2. There are two constant possibilities of how we engage in the world. The two possibilities were spelled out clearly in our lesson today, from Romans 12:2: “Be not conformed, but transformed by the renewing of our minds.” At any given moment, each individual follower of Christ and the Church as a whole may be closer to one possibility or the other. We can be so in the world that we’re of the world, and then we’re conformed. Obviously the Bible speaks against that. You ask, how could the so-called “German Christians” in the 1930s cave in to Hitler and be the Christian support of Nazism? How could liberal theology so cave in to the ideas of the day over the last 200 years that in the 1960s, theologians were saying, “God is dead.” How can some of our radical Anglican feminist theologians so twist the communion that they turn it into a sort of pagan sacrifice? How can so many evangelical pastors today be so buying into management studies and popular psychology that it could be said that they are virtually “CEOs in their studies” and “shrinks in their pulpits”? How can these things happen? The reason is simple. Christians get in the world and become of the world and eventually succumb to what the medieval church called “Babylonian captivity.” Christians are in the world without remainder. They are in and of and more shaped by the world than by Jesus Christ himself.

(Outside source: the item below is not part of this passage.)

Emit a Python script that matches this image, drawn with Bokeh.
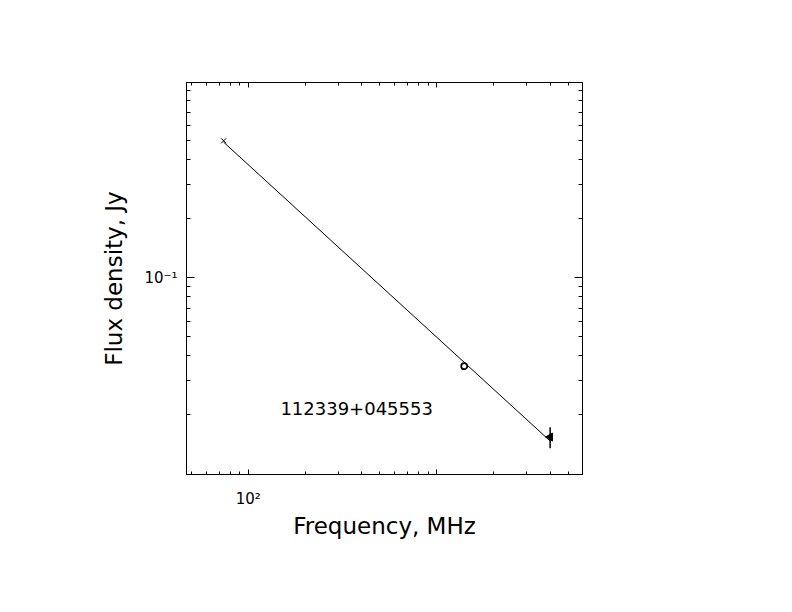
from bokeh.plotting import figure
from bokeh.models import Range1d, LogAxis, FixedTicker, CustomJSTickFormatter, Label
from bokeh.embed import file_html
from bokeh.resources import INLINE

# measured points (MHz, Jy)
vlss_freq = [74]
vlss_flux = [0.50]
nvss_freq = [1400]
nvss_flux = [0.0354]
hi_freq = [4000]
hi_flux = [0.0154]
hi_err = [0.0019]

# power-law fit, end points
fit_freq = [74, 4000]
fit_flux = [0.492, 0.0147]

source_name = "112339+045553"

# ticks
x_major = [100, 1000]
x_minor = [m * d for d in (10, 100, 1000) for m in range(2, 10) if 47 < m * d < 5900]
y_major = [0.1]
y_minor = [m * d for d in (0.01, 0.1) for m in range(2, 10)]

FONT = "DejaVu Sans"

p = figure(width=776, height=596, x_axis_type="log", y_axis_type="log",
           x_range=Range1d(47.0, 5940), y_range=Range1d(0.00992, 0.992),
           output_backend="svg", toolbar_location=None,
           min_border_left=186, min_border_right=194,
           min_border_top=82, min_border_bottom=122)
p.grid.visible = False
p.outline_line_color = "black"
p.background_fill_color = "white"
p.border_fill_color = "white"

# mirrored axes on top and right, no labels
p.add_layout(LogAxis(), "above")
p.add_layout(LogAxis(), "right")

blank = CustomJSTickFormatter(code="return '';")
for ax in p.xaxis:
    ax.ticker = FixedTicker(ticks=x_major, minor_ticks=x_minor)
    ax.major_tick_in = 5
    ax.major_tick_out = 0
    ax.minor_tick_in = 3
    ax.minor_tick_out = 0
    ax.axis_line_color = "black"
    ax.major_tick_line_color = "black"
    ax.minor_tick_line_color = "black"
    ax.formatter = blank
for ax in p.yaxis:
    ax.ticker = FixedTicker(ticks=y_major, minor_ticks=y_minor)
    ax.major_tick_in = 8
    ax.major_tick_out = 0
    ax.minor_tick_in = 4
    ax.minor_tick_out = 0
    ax.axis_line_color = "black"
    ax.major_tick_line_color = "black"
    ax.minor_tick_line_color = "black"
    ax.formatter = blank

xa = p.below[0]
xa.formatter = CustomJSTickFormatter(code="return tick == 100 ? '10\u00b2' : '';")
xa.major_label_text_font = FONT
xa.major_label_text_font_size = "15px"
xa.major_label_text_color = "black"
xa.major_label_standoff = 15
xa.axis_label = "Frequency, MHz"
xa.axis_label_text_font = FONT
xa.axis_label_text_font_size = "23px"
xa.axis_label_text_font_style = "normal"
xa.axis_label_text_color = "black"
xa.axis_label_standoff = 2

ya = p.left[0]
ya.formatter = CustomJSTickFormatter(code="return Math.abs(tick - 0.1) < 1e-9 ? '10\u207b\u00b9' : '';")
ya.major_label_text_font = FONT
ya.major_label_text_font_size = "15px"
ya.major_label_text_color = "black"
ya.major_label_standoff = 9
ya.axis_label = "Flux density, Jy"
ya.axis_label_text_font = FONT
ya.axis_label_text_font_size = "23px"
ya.axis_label_text_font_style = "normal"
ya.axis_label_text_color = "black"
ya.axis_label_standoff = 14

# fit line
p.line(fit_freq, fit_flux, line_color="black", line_width=1)

# data points
p.scatter(vlss_freq, vlss_flux, marker="x", size=7, line_color="black", line_width=1)
p.scatter(nvss_freq, nvss_flux, marker="circle", size=6, line_color="black",
          fill_color="white", line_width=1.8)
lo = [f - e for f, e in zip(hi_flux, hi_err)]
up = [f + e for f, e in zip(hi_flux, hi_err)]
p.segment(x0=hi_freq, y0=lo, x1=hi_freq, y1=up, line_color="black", line_width=1.5)
p.scatter(hi_freq, hi_flux, marker="triangle", angle=1.5708, size=8,
          line_color="black", fill_color="black")

p.add_layout(Label(x=376, y=0.0215, text=source_name, text_align="center",
                   text_baseline="alphabetic", text_font=FONT,
                   text_font_size="18px", text_color="black"))

open("out.html", "w").write(file_html(p, INLINE))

The other possibility is to be transformed, transformed constantly by the renewing of our minds, by the word and the Spirit, so that as we are transformed we become transforming rather than conforming. Now, you say, which is the Church in America closer to today? Let me put it like this. If we Christians have, as we do, a numerical majority in the country, yet at the same time we are culturally marginal, can it be said we are anything else than conformed and worldly, so like the world that we make precious little difference in the world?

In other words, has the salt lost its savor? Have we as Anglicans and Christians fallen into a “Babylonian captivity”? There is a lot to ponder in this sermon–see what you think.